Researchers can access the Phase II map data through the HapMap Data Coordination Center, the National Center for Biotechnology Information’s dbSNP, and the JSNP Database in Japan.
The Phase II HapMap was produced using the same DNA samples from the Phase I HapMap. That DNA came from blood collected from 270 volunteers from four geographically diverse populations: Yoruba in Ibadan, Nigeria, Japanese in Tokyo, Han Chinese in Beijing, and Utah residents with ancestry from northern and western Europe.
To provide information on less common variations and to enable researchers to conduct genome-wide association studies in additional populations, NHGRI plans to extend the HapMap even further.
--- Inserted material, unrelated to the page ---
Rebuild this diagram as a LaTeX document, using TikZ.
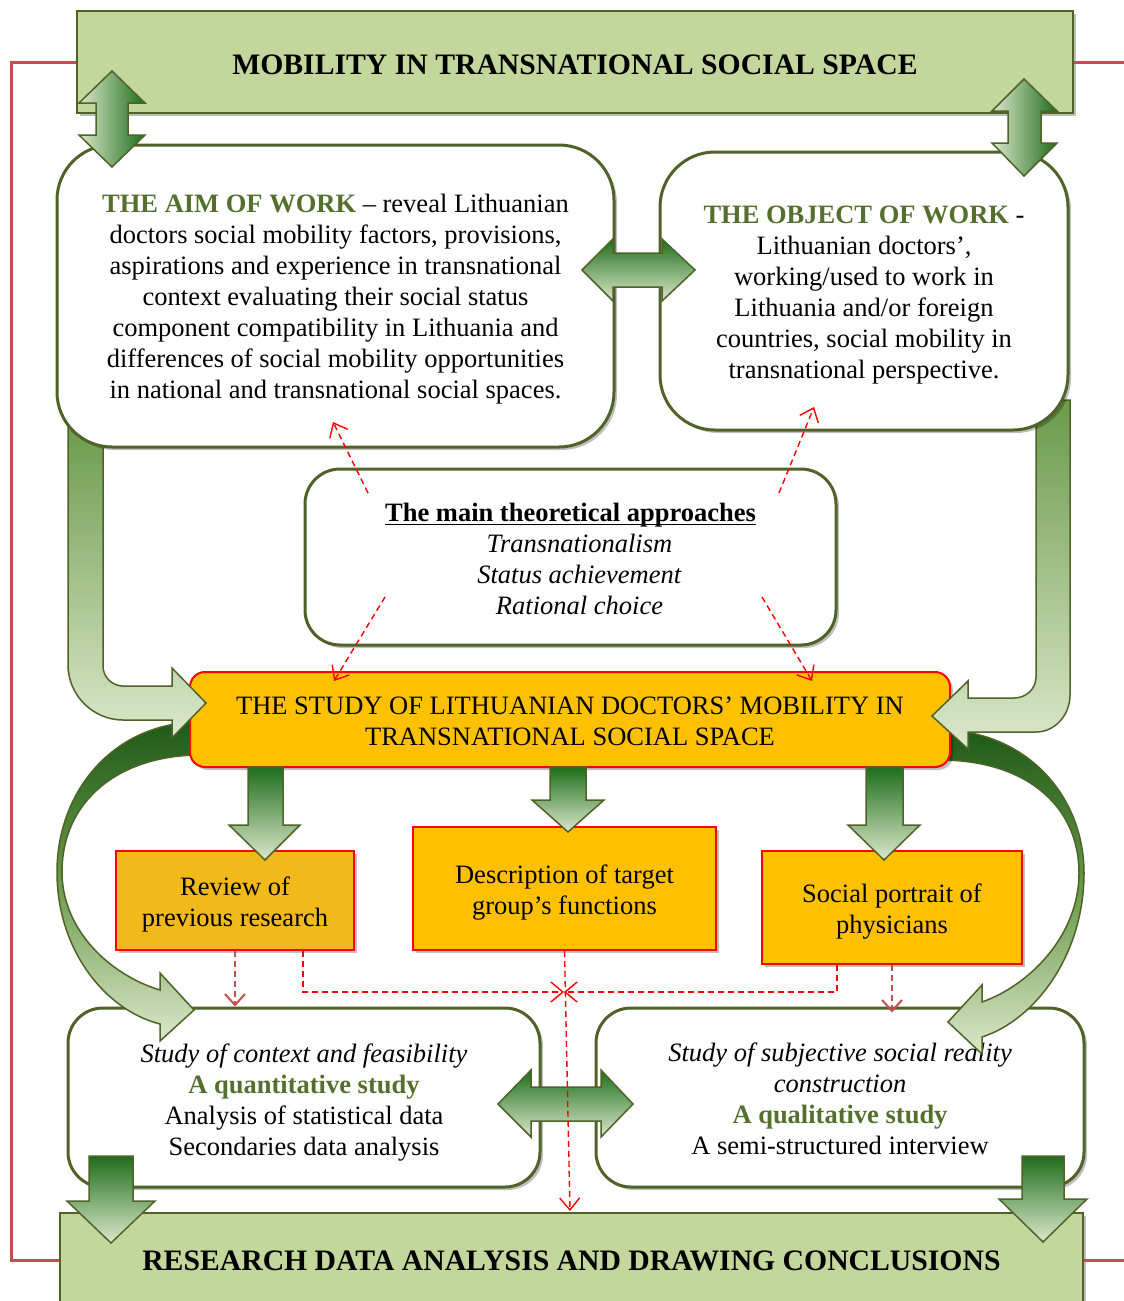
\documentclass[tikz,border=0pt]{standalone}
\usepackage{fontspec}
\setmainfont{Liberation Serif}
\newcommand\myuline[1]{\setbox0\hbox{#1}\rlap{\rule[-4pt]{\wd0}{1.8pt}}\box0}
\newcommand\tup[1]{\rule{0pt}{#1}}
\usetikzlibrary{arrows.meta,shadows,calc}
\definecolor{boxgreen}{HTML}{C3D69B}
\definecolor{olivedark}{HTML}{4F6228}
\definecolor{olivetext}{HTML}{55702E}
\definecolor{framered}{HTML}{C0504D}
\definecolor{studyorange}{HTML}{FFC000}
\definecolor{revieworange}{HTML}{F2B91A}
\definecolor{adark}{HTML}{1E6E1A}
\definecolor{alight}{HTML}{DCE8CC}
\definecolor{lmid}{HTML}{6A9A4A}
\definecolor{cdark}{HTML}{1F5A18}
\definecolor{dashred}{HTML}{FF0000}
\begin{document}
\begin{tikzpicture}[x=1pt,y=-1pt,
  txt/.style={font=\fontsize{26.5}{31}\selectfont, align=center},
  shad/.style={drop shadow={shadow xshift=3pt,shadow yshift=-3pt,opacity=0.25,fill=black}},
  greenbox/.style={draw=olivedark, line width=2pt, fill=boxgreen, inner sep=0pt, shad,
     font=\fontsize{29.7}{34}\selectfont\bfseries},
  roundbox/.style={draw=olivedark, line width=3pt, fill=white, inner sep=0pt, shad, txt},
  orangebox/.style={draw=dashred, line width=2pt, fill=studyorange, inner sep=0pt, shad, txt},
  blockarrow/.style={draw=olivedark, line width=1.5pt, line join=miter},
  vshade/.style={top color=adark, bottom color=alight},
  hshade/.style={left color=alight, right color=adark},
  dashedarrow/.style={draw=dashred, dash pattern=on 6pt off 4pt, line width=1.4pt,
     -{Straight Barb[length=12pt,width=20pt]}},
  darkdashed/.style={draw=framered, dash pattern=on 6pt off 4pt, line width=2pt,
     -{Straight Barb[length=11pt,width=20pt]}}
]
\path[use as bounding box] (0,0) rectangle (1124,1301);
\clip (0,0) rectangle (1124,1301);
\fill[white] (0,0) rectangle (1124,1301);

% top and bottom green boxes
\node[greenbox, minimum width=996pt, minimum height=102pt] (topbox) at (575,62)
  {\tup{25pt}MOBILITY IN TRANSNATIONAL SOCIAL SPACE};
\node[greenbox, minimum width=1023pt, minimum height=94pt] (bottombox) at (571.5,1260)
  {\tup{22pt}RESEARCH DATA ANALYSIS AND DRAWING CONCLUSIONS};

% red frame line
\coordinate (fr1) at (11,62);
\coordinate (fr2) at (11,1260);
\coordinate (fr3) at (1124,62);
\coordinate (fr4) at (1124,1260);
\draw[framered, line width=3pt] (topbox.west) -- (fr1) -- (fr2) -- (bottombox.west);
\draw[framered, line width=3pt] (topbox.east) -- (fr3);
\draw[framered, line width=3pt] (bottombox.east) -- (fr4);

% bottom rounded boxes
\node[roundbox, rounded corners=35pt, minimum width=472pt, minimum height=179pt] (lb) at (304,1097.5)
  {\tup{28pt}\textit{Study of context and feasibility}\\
   \textcolor{olivetext}{\textbf{A quantitative study}}\\
   Analysis of statistical data\\
   Secondaries data analysis};
\node[roundbox, rounded corners=35pt, minimum width=488pt, minimum height=179pt] (rb) at (840,1097.5)
  {\tup{21pt}\textit{Study of subjective social reality}\\
   \textit{construction}\\
   \textcolor{olivetext}{\textbf{A qualitative study}}\\
   A semi-structured interview};

% curved arrows
\path[blockarrow, top color=cdark, bottom color=alight, middle color=lmid]
  (200,722) .. controls (115,722) and (57,790) .. (57,872)
  .. controls (57,950) and (105,1010) .. (160,1024)
  -- (160,1041) -- (194,1010) -- (160,973) -- (160,990)
  .. controls (110,975) and (62,930) .. (62,872)
  .. controls (62,800) and (120,755) .. (200,755) -- cycle;
\path[blockarrow, top color=cdark, bottom color=alight, middle color=lmid]
  (940,730) .. controls (1025,730) and (1084,795) .. (1084,873)
  .. controls (1084,955) and (1035,1020) .. (982,1037)
  -- (982,1054) -- (948,1022) -- (982,985) -- (982,1002)
  .. controls (1030,985) and (1079,935) .. (1079,873)
  .. controls (1079,805) and (1025,760) .. (940,760) -- cycle;

% orange boxes
\node[orangebox, rounded corners=15pt, minimum width=760pt, minimum height=95pt] (study) at (570,719.5)
  {\tup{22pt}THE STUDY OF LITHUANIAN DOCTORS’ MOBILITY IN\\TRANSNATIONAL SOCIAL SPACE};
\node[orangebox, fill=revieworange, minimum width=238pt, minimum height=99pt] (review) at (235,900.5)
  {\tup{27pt}Review of\\previous research};
\node[orangebox, minimum width=303pt, minimum height=123pt] (description) at (564.5,888.5)
  {\tup{27pt}Description of target\\group's functions};
\node[orangebox, minimum width=260pt, minimum height=113pt] (social) at (892,907.5)
  {\tup{27pt}Social portrait of\\physicians};

% L-shaped arrows
\path[blockarrow, top color=lmid, bottom color=alight]
  (68,420) -- (68,665) .. controls (68,695) and (93,720) .. (123,720)
  -- (172,720) -- (172,738) -- (206,703) -- (172,668) -- (172,686)
  -- (123,686) .. controls (112,686) and (103,677) .. (103,666) -- (103,420) -- cycle;
\path[blockarrow, top color=lmid, bottom color=alight]
  (1070,400) -- (1070,695) .. controls (1070,715) and (1055,732) .. (1036,732)
  -- (968,732) -- (968,749) -- (932,716) -- (968,681) -- (968,698)
  -- (1014,698) .. controls (1026,698) and (1036,689) .. (1036,677) -- (1036,400) -- cycle;

% aim, object, theory boxes
\node[roundbox, rounded corners=55pt, minimum width=557pt, minimum height=302pt] (aim) at (335.5,296)
  {\tup{25pt}\textcolor{olivetext}{\textbf{THE AIM OF WORK}} – reveal Lithuanian\\
   doctors social mobility factors, provisions,\\
   aspirations and experience in transnational\\
   context evaluating their social status\\
   component compatibility in Lithuania and\\
   differences of social mobility opportunities\\
   in national and transnational social spaces.};
\node[roundbox, rounded corners=55pt, minimum width=408pt, minimum height=278pt] (object) at (864,291)
  {\tup{26pt}\textcolor{olivetext}{\textbf{THE OBJECT OF WORK}} -\\
   Lithuanian doctors’,\\
   working/used to work in\\
   Lithuania and/or foreign\\
   countries, social mobility in\\
   transnational perspective.};
\node[roundbox, rounded corners=35pt, minimum width=531pt, minimum height=176pt] (theory) at (570.5,557)
  {\tup{22pt}\myuline{\textbf{The main theoretical approaches}}\\
   \hspace*{18pt}\textit{Transnationalism}\\
   \hspace*{18pt}\textit{Status achievement}\\
   \hspace*{18pt}\textit{Rational choice}};

% double arrows at the top
\path[blockarrow, hshade]
  (112,71) -- (145,103) -- (128,103) -- (128,135) -- (145,135) -- (112,167)
  -- (79,135) -- (96,135) -- (96,103) -- (79,103) -- cycle;
\path[blockarrow, hshade]
  (1024,79) -- (1057,111) -- (1041,111) -- (1041,143) -- (1057,143) -- (1024,176)
  -- (992,143) -- (1008,143) -- (1008,111) -- (992,111) -- cycle;
\path[blockarrow, vshade]
  (582,270) -- (613,239) -- (613,253) -- (662,253) -- (662,239) -- (695,270)
  -- (662,301) -- (662,287) -- (613,287) -- (613,301) -- cycle;

% down arrows from the study box
\path[blockarrow, vshade]
  (248,767) -- (283,767) -- (283,825) -- (300,825) -- (265,860) -- (229,825) -- (248,825) -- cycle;
\path[blockarrow, vshade]
  (550,767) -- (586,767) -- (586,800) -- (604,800) -- (568,832) -- (532,800) -- (550,800) -- cycle;
\path[blockarrow, vshade]
  (866,767) -- (903,767) -- (903,825) -- (920,825) -- (884,860) -- (848,825) -- (866,825) -- cycle;

% bottom double arrow and down arrows
\path[blockarrow, vshade]
  (498,1104) -- (531,1070) -- (531,1087) -- (601,1087) -- (601,1070) -- (633,1104)
  -- (601,1137) -- (601,1121) -- (531,1121) -- (531,1137) -- cycle;
\path[blockarrow, vshade]
  (89,1156) -- (133,1156) -- (133,1201) -- (155,1201) -- (111,1243) -- (67,1201) -- (89,1201) -- cycle;
\path[blockarrow, vshade]
  (1022,1156) -- (1064,1156) -- (1064,1199) -- (1087,1199) -- (1043,1242) -- (999,1199) -- (1022,1199) -- cycle;

% dashed connectors
\coordinate (d1s) at (368,493); \coordinate (d1e) at (333,422);
\coordinate (d2s) at (779,493); \coordinate (d2e) at (814,407);
\coordinate (d3s) at (385,597); \coordinate (d3e) at (334,681);
\coordinate (d4s) at (762,597); \coordinate (d4e) at (812,681);
\draw[dashedarrow] (d1s) -- (d1e);
\draw[dashedarrow] (d2s) -- (d2e);
\draw[dashedarrow] (d3s) -- (d3e);
\draw[dashedarrow] (d4s) -- (d4e);

\coordinate (cross) at (564,992);
\coordinate (rv2) at ($(review.south east)+(-52,0)$);
\coordinate (sc2) at ($(social.south west)+(76,0)$);
\coordinate (dend) at (570,1211);
\draw[dashedarrow] (rv2) |- (cross);
\draw[dashedarrow] (sc2) |- (cross);
\draw[dashedarrow] (description.south) -- (dend);
\draw[darkdashed] (review.south) -- (review.south |- lb.north);
\draw[darkdashed] (social.south) -- ($(social.south |- rb.north)+(0,6)$);
\end{tikzpicture}
\end{document}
Among the populations donating additional DNA samples are Luhya in Webuye, Kenya, Maasai in Kinyawa, Kenya, Tuscans in Italy, Gujarati Indians in Houston, Chinese in Denver, people of Mexican ancestry in Los Angeles, and individuals of African ancestry in southwestern US.
According to the consortium’s overview paper, the Phase II HapMap found a surprising extent of recent common ancestry in all of the population groups. They also say that it enabled researchers to more precisely quantify the rates of shuffling seen among different gene classes in the human genome.
The recombination rates reportedly vary more than sixfold among different gene classes. The highest rates were found among genes involved in the body’s immune defense, while the lowest appear among genes for chaperones, according to the researchers. In general, genes that code for proteins associated with the surface of cells and external functions such as signaling were found to be more prone to recombination than those that code for proteins inside cells.
Another paper appearing in the same issue of Nature describes how the enhanced map can help pinpoint pivotal changes in the human genome that arose in recent history.
This study also identified DNA variations in African populations that may be linked to resistance to Lassa fever. These changes lie in two genes, LARGE and DMD, which are involved in viral entry into cells.